Monday 27 February 2017

When oppositions fall apart.....

FRAGMENTATION AND FAILURE

The law of political fragmentation (which I've just invented) states that when oppositions fall apart, government is all powerful. Usually our two party system  prevents this. The opposition maintains a continuous critique of the executive, develops an attractive alternative and stands ready to take over when and if the existing one fails

That hasn't worked when parties have broken up or opposition is divided. In 1884 the Liberals split over home rule and Liberal Unionistssustained a period of Conservative rule which went on, albeit with a brief and powerless Liberal government, until the Tories themselves fell apart over tariff reform twenty years later.

It happened again in the 1920s when another Liberal split gave Britain a three party system which lasted until Churchill brought all the parties together in his grand coalition in 1940. Now as Brexit and the rise of the SNP fragment the opposition once more, its happening again.             These precedents are bad. Previous fragmentations gave Britain stable but bad government as the Conservatives instead of driving to the centre as governments facing an effective opposition do  ignored the social and industrial problems of the long recession as Salisbury did or failed to deal with post World War One decline  and the suffering it produced as the government of the twenties did.

Now, a similar situation brings back the prospect of one party rule in which another Conservative government  isn't kept to the mark and the centre by an effective opposition. This is partly due to the slow death of party allegiance with fewer people voting for the two majors, more voting as consumers not loyalists, partly too to the erosion of Labour's base as Britain became more middle class now because the second party has split (yet) but because the opposition is  divided and it's component parts can't agree on much.

Paddy Ashdown and Peter Mandelson want  a new grouping to bring Labour and Liberals together. This is unlikely because, the Lib-Dems now have so little to offer that it would be like trying to mate an elephant with a flea. The Liberals are no longer the attractive partner they were when Tony Blair turned coalition down in 1997. They're in constant conflict with Labour in the councils, they disagree about the trade unions and equality , their socially liberal policies aren't too attractive to Labour's core support and Labour can never match their vacuous enthusiasm for the EU.

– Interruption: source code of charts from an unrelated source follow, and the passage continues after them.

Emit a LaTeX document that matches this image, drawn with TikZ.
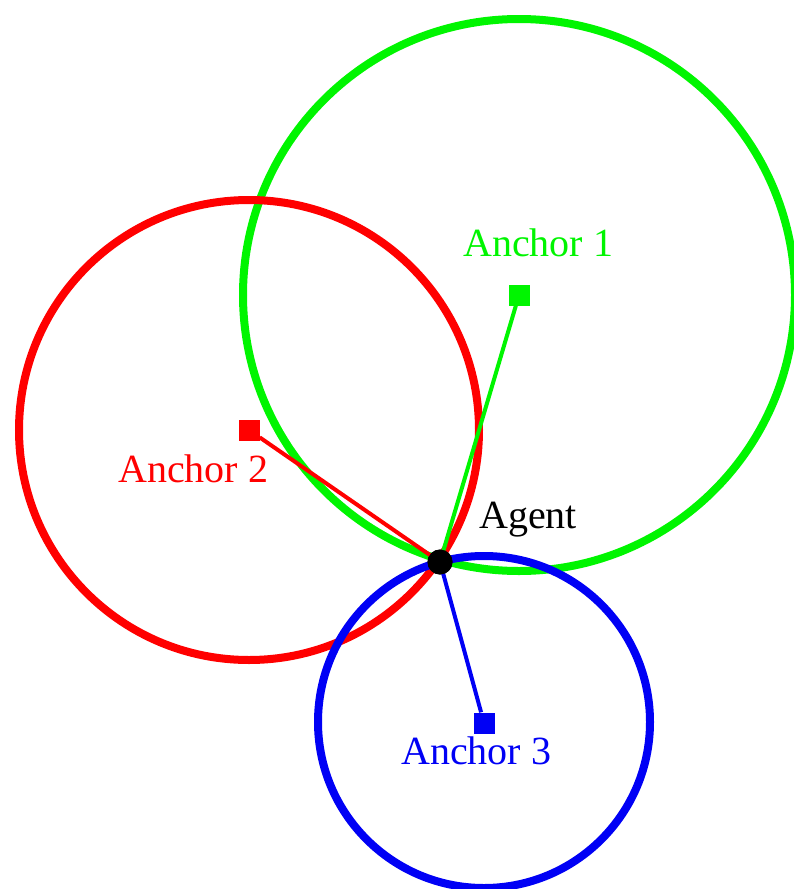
\documentclass[tikz,border=0pt]{standalone}
\usepackage{fontspec}
\setmainfont{Liberation Serif}
\begin{document}
\begin{tikzpicture}[x=1pt,y=-1pt,
  ring/.style={line width=8pt},
  link/.style={line width=4pt},
  anchorbox/.style={fill, minimum size=21pt, inner sep=0pt, draw=none},
  lbl/.style={anchor=base west, inner sep=0pt, font=\fontsize{40}{48}\selectfont}]
\useasboundingbox (0,0) rectangle (794,889);
\definecolor{agreen}{RGB}{0,245,0}
\definecolor{ared}{RGB}{255,0,0}
\definecolor{ablue}{RGB}{0,0,245}
% circles
\draw[ring, agreen] (519,295) circle[radius=276];
\draw[ring, ared] (249,430) circle[radius=230];
\draw[ring, ablue] (484,722) circle[radius=166];
% nodes
\node[anchorbox, agreen] (a1) at (519,295) {};
\node[anchorbox, ared] (a2) at (249,430) {};
\node[anchorbox, ablue] (a3) at (484,723) {};
\node[circle, fill=black, minimum size=25pt, inner sep=0pt] (ag) at (440,562) {};
% links
\draw[link, agreen] (ag.center) -- (a1);
\draw[link, ared] (ag.center) -- (a2);
\draw[link, ablue] (ag.center) -- (a3);
\node[circle, fill=black, minimum size=25pt, inner sep=0pt] at (ag.center) {};
% labels
\node[lbl, text=agreen] (l1) at (463,256) {Anchor 1};
\node[lbl, text=ared] (l2) at (118,482) {Anchor 2};
\node[lbl, text=ablue] (l3) at (401,764) {Anchor 3};
\node[lbl, text=black] (l4) at (479,528) {Agent};
\end{tikzpicture}
\end{document}
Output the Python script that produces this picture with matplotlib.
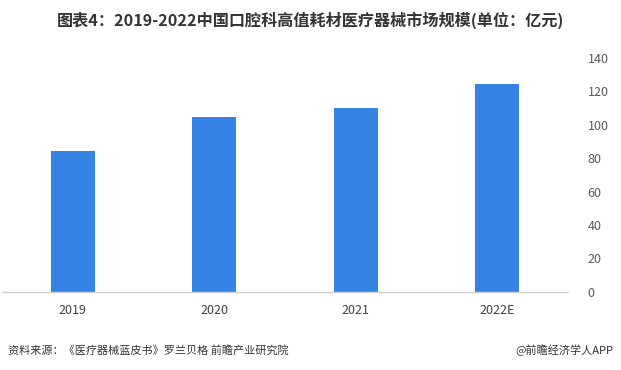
import matplotlib
matplotlib.use('Agg')
import matplotlib.pyplot as plt

plt.rcParams['font.family'] = ['Noto Sans CJK SC', 'DejaVu Sans']

years = ['2019', '2020', '2021', '2022E']
values = [84.2, 104.6, 110.0, 124.3]
yticks = [0, 20, 40, 60, 80, 100, 120, 140]

fig = plt.figure(figsize=(6.21, 3.70), dpi=100)
ax = fig.add_axes([2 / 621, 78.3 / 370, 566 / 621, 233.7 / 370])

x = range(len(years))
ax.bar(x, values, width=0.31, color='#3583E4', zorder=2)

ax.set_xlim(-0.5, len(years) - 0.5)
ax.set_ylim(0, 140)
ax.set_xticks(list(x))
ax.set_xticklabels(years, fontsize=9, color='#404040')
ax.set_yticks(yticks)
ax.yaxis.tick_right()
ax.tick_params(axis='y', labelsize=9, labelcolor='#595959', length=0, pad=14)
ax.tick_params(axis='x', length=0, pad=9)

for s in ['top', 'left', 'right']:
    ax.spines[s].set_visible(False)
ax.spines['bottom'].set_color('#d0d0d0')
ax.spines['bottom'].set_linewidth(1.0)

fig.text(0.5, 1 - 20 / 370, '图表4：2019-2022中国口腔科高值耗材医疗器械市场规模(单位：亿元)',
         ha='center', va='center', fontsize=11.6, fontweight='bold', color='#333333')
fig.text(8 / 621, 1 - 350 / 370, '资料来源：《医疗器械蓝皮书》罗兰贝格 前瞻产业研究院',
         ha='left', va='center', fontsize=8, color='#333333')
fig.text(613 / 621, 1 - 350 / 370, '@前瞻经济学人APP',
         ha='right', va='center', fontsize=8, color='#333333')

fig.savefig('out.png', dpi=100, facecolor='white')
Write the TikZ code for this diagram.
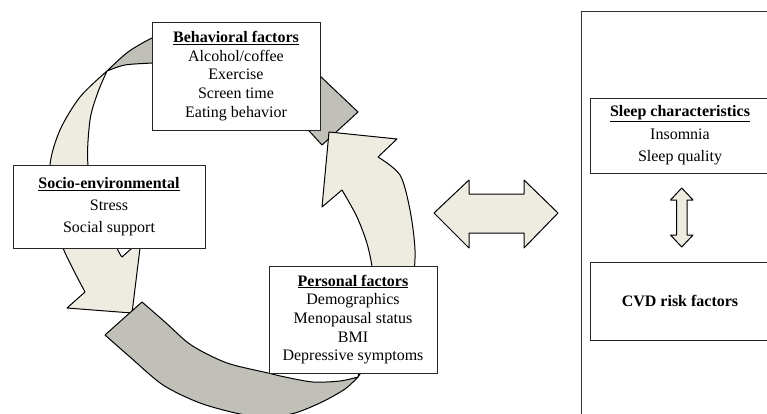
\documentclass[tikz,border=0pt]{standalone}
\usepackage{fontspec}
\setmainfont{Liberation Serif}
\definecolor{beige}{RGB}{238,236,225}
\definecolor{ribbongray}{RGB}{192,192,184}
\tikzset{
  factorbox/.style={draw=black!85, fill=white, line width=0.9pt, align=center,
    inner sep=0pt, font=\fontsize{16}{18.7}\selectfont},
  plainbox/.style={draw=black!80, line width=0.9pt, inner sep=0pt},
  beigeshape/.style={fill=beige, draw=black, line width=1pt, line join=round},
  grayshape/.style={fill=ribbongray, draw=black, line width=1pt, line join=round},
}
\begin{document}
\begin{tikzpicture}[x=1pt, y=-1pt]
\useasboundingbox (0,0) rectangle (767,414);
\clip (0,0) rectangle (767,414);

% gray arrow head right of the behavioral box
\path[grayshape] (300,60) -- (310,66.5) -- (358,112) -- (322,145) -- (300,121) -- cycle;

% right beige arrow (from personal factors up to behavioral factors)
\path[beigeshape] (358,377)
  -- plot[smooth] coordinates {(358,377) (395,320) (412,280) (415,250) (410,210) (400,175) (378,157)}
  -- (397,139) -- (329,132) -- (322,207) -- (342,190)
  -- plot[smooth] coordinates {(342,190) (357,217) (368,247) (373,280) (368,330) (358,377)}
  -- cycle;

% left beige arrow (from behavioral factors down to socio-environmental)
\path[beigeshape] (107,71)
  -- plot[smooth] coordinates {(107,71) (80,97) (60,130) (50,165) (53,210) (63,248) (85,292)}
  -- (67,308) -- (132,313) -- (141,240) -- (122,257)
  -- plot[smooth] coordinates {(122,257) (117,248) (100,205) (88,165) (90,120) (98,92) (107,71)}
  -- cycle;

% gray tail of the left arrow
\path[grayshape] (107,71)
  -- plot[smooth] coordinates {(107,71) (128,52) (152,38) (170,32)}
  -- (170,62)
  -- plot[smooth] coordinates {(170,62) (152,63) (125,65) (107,71)}
  -- cycle;

% bottom gray arrow (from socio-environmental to personal factors)
\path[grayshape] (142,302) -- (105,335)
  -- plot[smooth] coordinates {(105,335) (130,357) (163,385) (200,403) (240,414) (268,417) (295,413) (322,402) (345,389) (358,377)}
  -- plot[smooth] coordinates {(358,377) (340,381) (313,382) (285,377) (268,373) (230,364) (205,353) (187,342) (165,322) (142,302)}
  -- cycle;

% factor boxes
\node[factorbox, minimum width=168, minimum height=108] (beh) at (236,76)
  {\underline{\textbf{Behavioral factors}}\\Alcohol/coffee\\Exercise\\Screen time\\Eating behavior};
\node[factorbox, minimum width=192, minimum height=83] (soc) at (109,206.5)
  {\underline{\textbf{Socio-environmental}}\\[3.3pt]Stress\\[3.3pt]Social support};
\node[factorbox, minimum width=168, minimum height=107] (per) at (353,319.5)
  {\underline{\textbf{Personal factors}}\\Demographics\\Menopausal status\\BMI\\Depressive symptoms};

% right panel
\node[plainbox, minimum width=198, minimum height=420] (panel) at (680,221) {};
\node[factorbox, minimum width=180, minimum height=75] (sleep) at (680,135.5)
  {\underline{\textbf{Sleep characteristics}}\\[3.8pt]Insomnia\\[3.8pt]Sleep quality};
\node[factorbox, minimum width=180, minimum height=78] (cvd) at (680,301)
  {\textbf{CVD risk factors}};

% big horizontal double arrow
\path[beigeshape] (434,213) -- (469,180) -- (469,194) -- (524,194) -- (524,180)
  -- (558,213) -- (524,248) -- (524,233) -- (469,233) -- (469,248) -- cycle;

% small vertical double arrow between sleep and CVD boxes
\path[beigeshape] (681.7,188) -- (693,200) -- (687,200) -- (687,235) -- (693,235)
  -- (681.7,247) -- (670.5,235) -- (676.5,235) -- (676.5,200) -- (670.5,200) -- cycle;
\end{tikzpicture}
\end{document}
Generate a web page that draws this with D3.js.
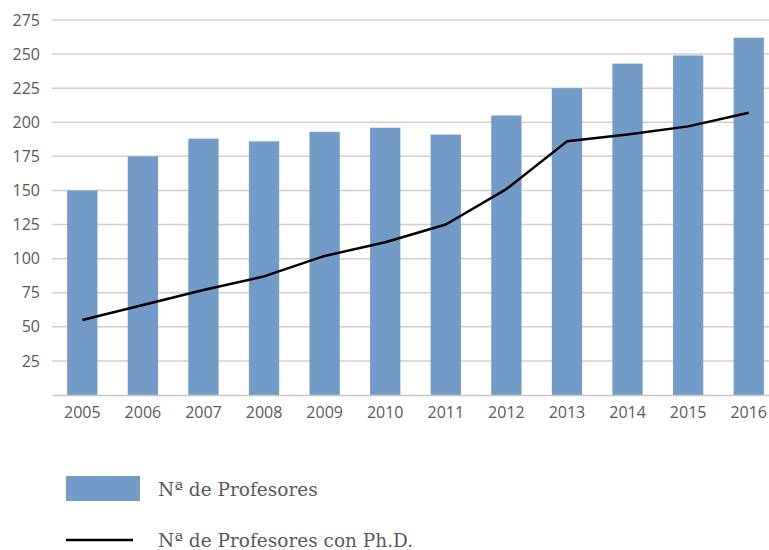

 Labour faces another threat on the other side from from UKIP though that is in its northern heartlands not Parliament  UKIP may win council seats and threaten Labour marginals by taking votes away but  the only possible relationship is frigid distaste. Labour MPs are too priscilly middle class to want anything to do with UKIP's populist upstarts whom they regard as a boil on the bum of the body politics,not potential partners.

The real problem is Labour's loss of its Scottish base. The rise of the SNP not only creates two oppositions but brings back, on a smaller scale, the problem the Liberals faced in 1910 . Labour can only be effective with nationalist support as the Liberals were with the Irish nationalists.Back in Edwardian times,however, the Liberals had something to offer in Home Rule which kept the nationalists in line. Now Labour has nothing .The battle in Scotland is a fight to the death to win back Labour's once and former heartland.

Another dose of devolution won't satisfy the SNP. Labour can't outbid them in their devotion to the EU, and with English financial support, the SNP inScotland has been able  to offer the Scots more than Labour did or can. The SNP's threat to call another referendum is pure bluff .They'd lose it thanks to the decline in oil revenues and the dependence on English subsidies but though Labour can win back seats it is never likely to win all the seats it once held . Without them it can't offer an effective alternative to the Conservatives in either Westminster or Holyrood

The Tories are compounding the opposition's problems by taking steps to entrench themselves. The massive redistribution consequent on the reduction to 600 MPs will hit Labour harder than the Conservatives. They've restricted trade union and Parliamentary funding, purged the electoral rolls by personal registration and are even considering  requiring ID to vote a device the Republicans  use to purge Democratic voters in the US

Taken together all this means that a government with a minuscule minority isn't threatened. It's opponants cant agree. They hate each other more than the government. They're are in direct competition with each other on the ground and all of them fear an election. They can agree on are the Health Service and demonstrating their distaste for President Trump but on no issue neither can they push hostility so far as to defeat a government which can treat any defeat as a question of confidence  and go for an election where the SNP is certain to lose some support in Scotland, Labour more in England.

 The ice is thin on any conventional measure but Theresa May can continue to skate on it and mobilise  all the powers of the elective dictatorship as if she had a majority of 200 and can continue to do that  up to 2020 just s as long as she gets a presentable deal on the EU, drops a few items from the Thatcherite menu of austerity, spending cuts and starvation of housing and local government and lives up to her own rhetoric by tilting things back to the "just managing"(who're probably also just Labour). Given that, it may be May for the foreseeable future.